Thursday, June 14, 2012

Dream Toilet Griddles With Eggs

Oh my, just when I thought that I had seen the ultimate toilet seat cover with the kitten covered one a few weeks ago I find this. I don't know if it's the hat, the jaunty shorts or the total twee effect that would make me barf first. Still, if you have one of these I bet it looks great with the musical ballerina toilet roll stand and loo brush. I do think they have missed a trick by not providing a toilet mat that looks like his feet, now that would be cool.
Fortunately or unfortunately depending on your point of view I have yet to meet somebody who wears attire like this, certainly take away food shirts are the way forward and I wholeheartedly recommend wearing one to your next job interview. Who could not be wowed with your confidence to wear such snappily dressed cutting edge fashion. Now if it had pizzas on it I'd have two in a snap.

Probably not quite accurate but I like their enthusiasm to use all capital letters for their product.
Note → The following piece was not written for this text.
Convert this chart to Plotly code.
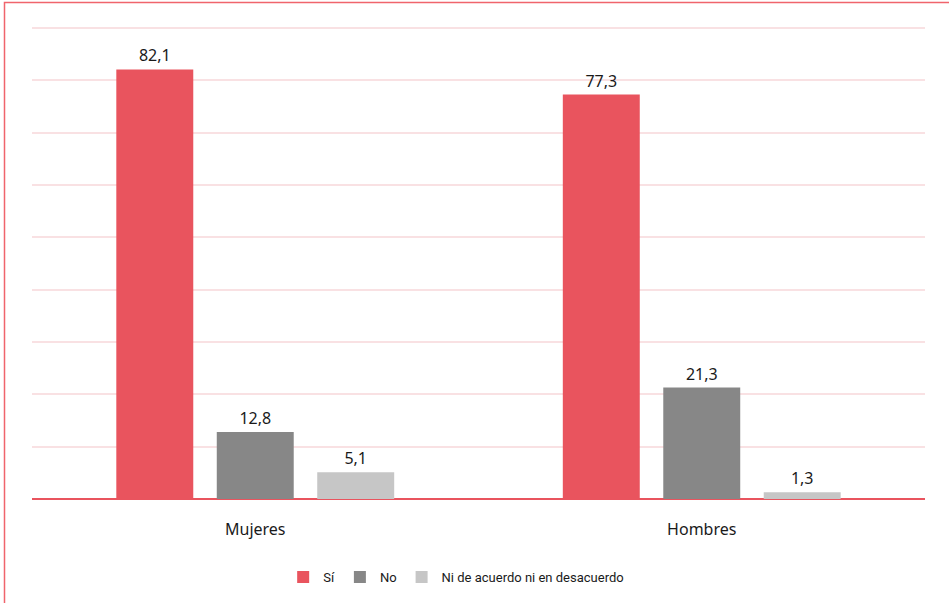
import plotly.graph_objects as go

categories = ["Mujeres", "Hombres"]
si_values = [82.1, 77.3]
no_values = [12.8, 21.3]
ni_values = [5.1, 1.3]
series_names = ["Sí", "No", "Ni de acuerdo ni en desacuerdo"]
colors = ["#E9545E", "#878787", "#C6C6C6"]

fig = go.Figure()
for name, vals, col in zip(series_names, [si_values, no_values, ni_values], colors):
    fig.add_trace(go.Bar(
        x=categories, y=vals, name=name, marker_color=col,
        marker_line_width=0,
        texttemplate="%{y:.1f}", textposition="outside",
        textfont=dict(size=16, color="#1a1a1a", family="Noto Sans"),
        cliponaxis=False,
    ))

fig.update_layout(
    width=949, height=603,
    margin=dict(l=32, r=24, t=27, b=103),
    paper_bgcolor="white", plot_bgcolor="white",
    barmode="group", bargap=0.325, bargroupgap=0.234,
    separators=", ",
    font=dict(family="Noto Sans", color="#1a1a1a"),
    showlegend=True,
    legend=dict(orientation="h", x=0.475, xanchor="center", y=-0.163, yanchor="middle",
                font=dict(size=13, family="Roboto", color="#1a1a1a"),
                itemwidth=30, traceorder="normal"),
    xaxis=dict(showgrid=False, showline=False, ticks="", tickfont=dict(size=16),
               ticklabelstandoff=19),
    yaxis=dict(range=[0, 90.2], tickvals=[10, 20, 30, 40, 50, 60, 70, 80, 90],
               showticklabels=False, showgrid=True,
               gridcolor="#F9E1E3", gridwidth=1.5, zeroline=True,
               zerolinecolor="#E9545E", zerolinewidth=2, showline=False),
    shapes=[dict(type="rect", xref="paper", yref="paper",
                 x0=(4.5 - 32) / 893, x1=1.2, y0=-0.4, y1=(500 - 2.5) / 473,
                 line=dict(color="#F0646C", width=1.5), fillcolor="rgba(0,0,0,0)",
                 layer="below")],
)

fig.write_html("out.html", config={"displayModeBar": False},
               post_script="document.body.style.margin='0';document.body.style.overflow='hidden';")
Can't help feeling as a kid you may not be getting accurate information across from this.

Dad! Look what I found, it's a Dog!

No son, that is an Ostrich, now take off the lead, put down the bone and let it go.

Dad! Look what I found, it's a Pig!

No son, that's a tig... Aaaaaaaaaaaargh!!!! Rrrrrrrippp! No, no, nooooooo! Gurgle.

Now this I like, wake up on the tasty side of the bed with the griddle equivelent of the Teasmaid. Pure genius, imagine waking up to the smell of sizzling bacon, get that early morning munchies over from the comfort of your own bed. Just be carefull when you wake up a bit dopey and try to reach to switch the alarm off, on the plus side those 3rd degree burns would wake you in a snap. Look carefully, ever detail is there, a nightlight feature and a snooze button that preheats your muffins so to speak.
You really can't beat the Japanese though for pure inventiveness, why use an egg when you can use a sausegg? No more pesky egg shaped eggs to contend with which are so eggy and SO yesterday, get the cutting egg-dge Sausegg and banish all your egg based woes in an instant. Also available butter in the shape of a dog - the Dogbutt and a new range of Cat shaped marangues, the Catamarangues.
In our continuing series of inappropriate toys and items and can't help feeling a little uncomfortable with this. Go on, feel it, you know you want too. Urgh.
But for a whopper topper stopper of a doorbell guaranteed to deter ALL doorstop callers try this. Just don't press it too hard... Seriously, why? Or maybe your thinking, why not? Either way an ass a day keeps the callers away I suppose.